I recently read a person reflecting on whether the Constitution was a living document or not. The article was less about the Constitution and more about a particular challenge to it. The writer raised an interesting question.

So much, I think, of the written word, is alive. Words have a way of coming back and reminding us of things all the time. Some documents, however, are, by necessity, living documents because people make choices to live by them. The Constitution is a living document, constantly reflected on and analyzed and interpreted. The greatest living document of all, I believe, is the Bible.

How one approaches a living document is important. For a document to be alive and treated alive, three approaches must be made.

First, what do the words actually say?

What makes the Bible challenging with the words is that the words are always translations of other words. Jesus and the people around him spoke a street language called Aramaic. It was less a formal language, not really a written language, but the casual language of the average person on the street. In the New Testament the words that were recalled spoken in Aramaic were translated into Greek, ancient Greek, and in the English Bible those words are translated again into American English.

This doesn’t, obviously, dismiss the words, but it requires some serious looking at the words and what they say and what the original language was stating.

The second aspect of this is reflecting on from whence the words or the thoughts came? Years ago in theology we were taught to see what the “sitz in leiben,” the situation in life, was. What was the history, the culture, and the understanding of the people at the time this was written?

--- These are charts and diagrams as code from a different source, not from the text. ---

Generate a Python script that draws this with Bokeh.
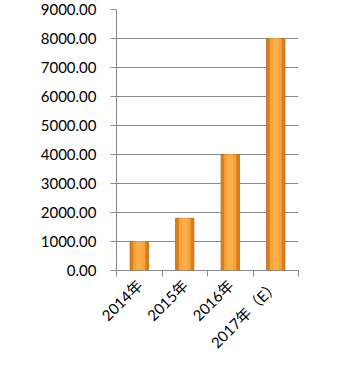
from bokeh.plotting import figure
from bokeh.models import FixedTicker, Range1d, ColumnDataSource, PrintfTickFormatter
from bokeh.embed import file_html
from bokeh.resources import INLINE
import math

categories = ["2014年", "2015年", "2016年", "2017年（E）"]
values = [1000.0, 1800.0, 4000.0, 8000.0]
y_ticks = [0, 1000, 2000, 3000, 4000, 5000, 6000, 7000, 8000, 9000]

n = len(categories)
centers = [i + 0.5 for i in range(n)]
bounds = [i for i in range(n + 1)]

src = ColumnDataSource(dict(x=centers, top=values))

FONT = "Lato, 'Noto Sans CJK SC'"
GRAY = "#8a8a8a"

p = figure(width=354, height=369, output_backend="svg", toolbar_location=None,
           x_range=Range1d(0, n), y_range=Range1d(0, 9000),
           min_border_left=116, min_border_right=56, min_border_top=9, min_border_bottom=99)
p.outline_line_color = None
p.background_fill_color = "white"
p.border_fill_color = "white"

# bars: outer darker, inner lighter for a gradient impression
p.vbar(x="x", top="top", width=0.4, bottom=0, source=src,
       fill_color="#DB7E1C", line_color="#C46F18", line_width=1)
p.vbar(x="x", top="top", width=0.26, bottom=0, source=src,
       fill_color="#F9A33B", line_color=None)
p.vbar(x="x", top="top", width=0.12, bottom=0, source=src,
       fill_color="#FBAF4A", line_color=None)

# y axis
yax = p.yaxis[0]
yax.ticker = FixedTicker(ticks=y_ticks)
yax.formatter = PrintfTickFormatter(format="%.2f")
yax.axis_line_color = GRAY
yax.major_tick_line_color = GRAY
yax.major_tick_out = 6
yax.major_tick_in = 0
yax.minor_tick_line_color = None
yax.major_label_standoff = 14
yax.major_label_text_font = FONT
yax.major_label_text_font_size = "15px"
yax.major_label_text_color = "#000000"

# x axis
xax = p.xaxis[0]
xax.ticker = FixedTicker(ticks=centers, minor_ticks=bounds)
xax.major_label_overrides = {c: lab for c, lab in zip(centers, categories)}
xax.axis_line_color = GRAY
xax.major_tick_line_color = None
xax.major_tick_out = 0
xax.major_tick_in = 0
xax.minor_tick_line_color = GRAY
xax.minor_tick_out = 6
xax.minor_tick_in = 0
xax.major_label_orientation = math.pi / 4
xax.major_label_standoff = 6
xax.major_label_text_font = FONT
xax.major_label_text_font_size = "15px"
xax.major_label_text_color = "#000000"

p.xgrid.grid_line_color = None
p.ygrid.ticker = FixedTicker(ticks=y_ticks)
p.ygrid.grid_line_color = GRAY
p.ygrid.grid_line_width = 1

open("out.html", "w").write(file_html(p, INLINE))
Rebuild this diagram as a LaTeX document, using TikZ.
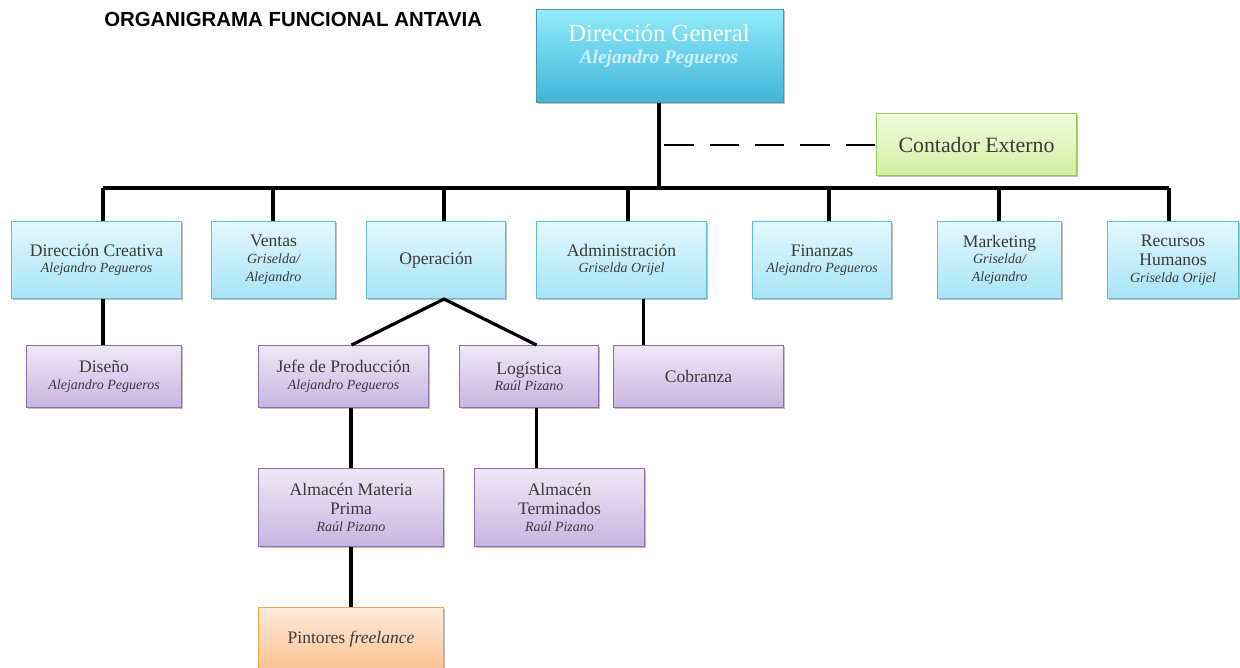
\documentclass[tikz,border=0pt]{standalone}
\usepackage{fontspec}
\setmainfont{Liberation Serif}
\newfontfamily\titlefont{Liberation Sans}
\usetikzlibrary{calc,shadows}
\definecolor{txt}{HTML}{3A3A3A}
\definecolor{cyanTop}{HTML}{E4F8FD}
\definecolor{cyanBot}{HTML}{A6E4F6}
\definecolor{cyanLine}{HTML}{5DBEDA}
\definecolor{dgTop}{HTML}{92ECFC}
\definecolor{dgBot}{HTML}{3FB4D6}
\definecolor{purTop}{HTML}{EEE8F6}
\definecolor{purBot}{HTML}{C8B5E0}
\definecolor{purLine}{HTML}{8B6EB3}
\definecolor{grnTop}{HTML}{F2FBDE}
\definecolor{grnBot}{HTML}{D3EFA2}
\definecolor{grnLine}{HTML}{9CC35C}
\definecolor{orTop}{HTML}{FEEADB}
\definecolor{orBot}{HTML}{FBC18F}
\definecolor{orLine}{HTML}{F0A050}
\newcommand\pname[1]{{\fontsize{10.5}{12.5}\selectfont\itshape #1}}
\tikzset{
  orgbox/.style={draw, line width=0.8pt, anchor=north west, align=center,
    text=txt, inner sep=2pt, font=\fontsize{13.2}{14.5}\selectfont,
    drop shadow={shadow xshift=1.2pt, shadow yshift=-1.2pt, opacity=0.25, fill=black}},
  cyanbox/.style={orgbox, draw=cyanLine, top color=cyanTop, bottom color=cyanBot},
  purbox/.style={orgbox, draw=purLine, top color=purTop, bottom color=purBot},
  link/.style={line width=2.4pt, black},
}
\begin{document}
\begin{tikzpicture}[x=0.75pt, y=-0.75pt]
\useasboundingbox (0,0) rectangle (1240,668);
\clip (0,0) rectangle (1240,668);

% title
\node[anchor=west, inner sep=0pt, font=\titlefont\bfseries\fontsize{15.3}{17}\selectfont] (title) at (104,19) {ORGANIGRAMA FUNCIONAL ANTAVIA};

% top level
\node[orgbox, draw=cyanLine!80!black, top color=dgTop, bottom color=dgBot, minimum width=185.25pt, minimum height=69.75pt] (dg) at (536,9) {};
\node[text=white, font=\fontsize{18.5}{20}\selectfont] (dgt) at (659,33) {Dirección General};
\node[text=white!82!cyan, font=\fontsize{14.5}{16}\selectfont\bfseries\itshape] (dgn) at (659,59) {Alejandro Pegueros};

\node[orgbox, draw=grnLine, top color=grnTop, bottom color=grnBot, minimum width=150pt, minimum height=46.5pt] (ce) at (876,113) {\fontsize{16.4}{18}\selectfont Contador Externo};

% second level
\tikzset{lvtwo/.style={cyanbox, minimum height=57.75pt}}
\node[lvtwo, minimum width=127.5pt] (dc) at (11,221) {Dirección Creativa\\[-2pt]\pname{Alejandro Pegueros}};
\node[lvtwo, minimum width=93pt] (ve) at (211,221) {Ventas\\[-2pt]\pname{Griselda/}\\[-1pt]\pname{Alejandro}};
\node[lvtwo, minimum width=104.25pt] (op) at (366,221) {Operación};
\node[lvtwo, minimum width=127.5pt] (ad) at (536,221) {Administración\\[-2pt]\pname{Griselda Orijel}};
\node[lvtwo, minimum width=104.25pt] (fi) at (752,221) {Finanzas\\[-2pt]\pname{Alejandro Pegueros}};
\node[lvtwo, minimum width=93pt] (mk) at (937,221) {Marketing\\[-2pt]\pname{Griselda/}\\[-1pt]\pname{Alejandro}};
\node[lvtwo, minimum width=98.25pt] (rh) at (1107,221) {Recursos\\Humanos\\[-2pt]\pname{Griselda Orijel}};

% third level
\tikzset{lvthree/.style={purbox, minimum height=46.5pt}}
\node[lvthree, minimum width=116.25pt] (ds) at (26,345) {Diseño\\[-2pt]\pname{Alejandro Pegueros}};
\node[lvthree, minimum width=127.5pt] (jp) at (258,345) {Jefe de Producción\\[-2pt]\pname{Alejandro Pegueros}};
\node[lvthree, minimum width=104.25pt] (lg) at (459,345) {Logística\\[-2pt]\pname{Raúl Pizano}};
\node[lvthree, minimum width=127.5pt] (cb) at (613,345) {Cobranza};

% fourth level
\tikzset{lvfour/.style={purbox, minimum height=58.5pt}}
\node[lvfour, minimum width=138.75pt] (am) at (258,468) {Almacén Materia\\Prima\\[-2pt]\pname{Raúl Pizano}};
\node[lvfour, minimum width=127.5pt] (at) at (474,468) {Almacén\\Terminados\\[-2pt]\pname{Raúl Pizano}};

% fifth level
\node[orgbox, draw=orLine, top color=orTop, bottom color=orBot, minimum width=138.75pt, minimum height=48pt] (pf) at (258,607) {Pintores \textit{freelance}};

% bus and connectors
\coordinate (hub) at (659,188);
\coordinate (dsh) at (659,145);
\coordinate (b1) at (103,188);
\coordinate (b2) at (273,188);
\coordinate (b3) at (444,188);
\coordinate (b4) at (628,188);
\coordinate (b5) at (829,188);
\coordinate (b6) at (999,188);
\coordinate (b7) at (1169,188);
\draw[link] (hub |- dg.south) -- (hub);
\draw[link] (b1) -- (b7);
\draw[link] (b1) -- (b1 |- dc.north);
\draw[link] (b2) -- (b2 |- ve.north);
\draw[link] (b3) -- (b3 |- op.north);
\draw[link] (b4) -- (b4 |- ad.north);
\draw[link] (b5) -- (b5 |- fi.north);
\draw[link] (b6) -- (b6 |- mk.north);
\draw[link] (b7) -- (b7 |- rh.north);
\draw[line width=1.1pt, dash pattern=on 22pt off 12pt, dash phase=-4pt] (dsh) -- (ce.west |- dsh);

\coordinate (opx) at ($(op.south)+(8,0)$);
\coordinate (jpx) at ($(jp.north)+(8,0)$);
\coordinate (lgx) at ($(lg.north)+(7.5,0)$);
\draw[link] (jpx) -- (opx) -- (lgx);
\draw[link] (b1 |- dc.south) -- (b1 |- ds.north);
\coordinate (adx) at ($(ad.south)+(22,0)$);
\draw[link] (adx) -- (adx |- cb.north);
\draw[link] (am.north |- jp.south) -- (am.north);
\coordinate (lgs) at ($(lg.south)+(7.5,0)$);
\draw[link] (lgs) -- (lgs |- at.north);
\draw[link] (am.south) -- (pf.north);
\end{tikzpicture}
\end{document}
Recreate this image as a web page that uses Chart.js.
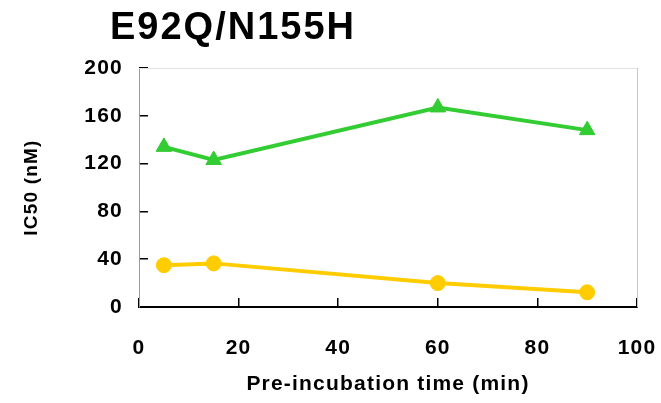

Ancient Judaism spent so much time in captivity, nomadic periods, and exile, that it is impossible to read the Hebrew Scriptures without recognizing this. In the New Testament, any Bible Study that does not reflect on the impact of the Roman Empire on the life of the people is not a very good Bible Study.

The third aspect is to reflect on what all of this means here and now. In the context of our world, in the context of modern science, and contemporary understandings of things, what does this say to us in the here and now?

Living documents do not just speak of the past, but the speak to the present and even the future.

To me, the Bible gets abused, badly, in two ways.

The first way is that it is often interpreted by reading what the words say right here, and right now with no regard for the situation in life, the culture, or even language issues. What does it say???? What does it literally say????

The problem is that if one takes this approach the Bible becomes incredibly narrow, incredibly out of context, and frankly, incredible dead. The Bible is a living, breathing document that demands so much greater respect than to just literally take the modern words and use them however, we see fit.

The second way the Bible is abused is by trying to dismiss what it says in its totality and to treat ‘living’ as a means of saying we can use it however the wind blows. Again, this is an abuse and shows little respect. It is merely using the third part of the equation to the here and now, and dismissing the words.

For a document to be living and breathing, all the parts have to be taken into consideration, words, context, and application.

Is the Bible a living document? If it is not, than what is the alternative to living?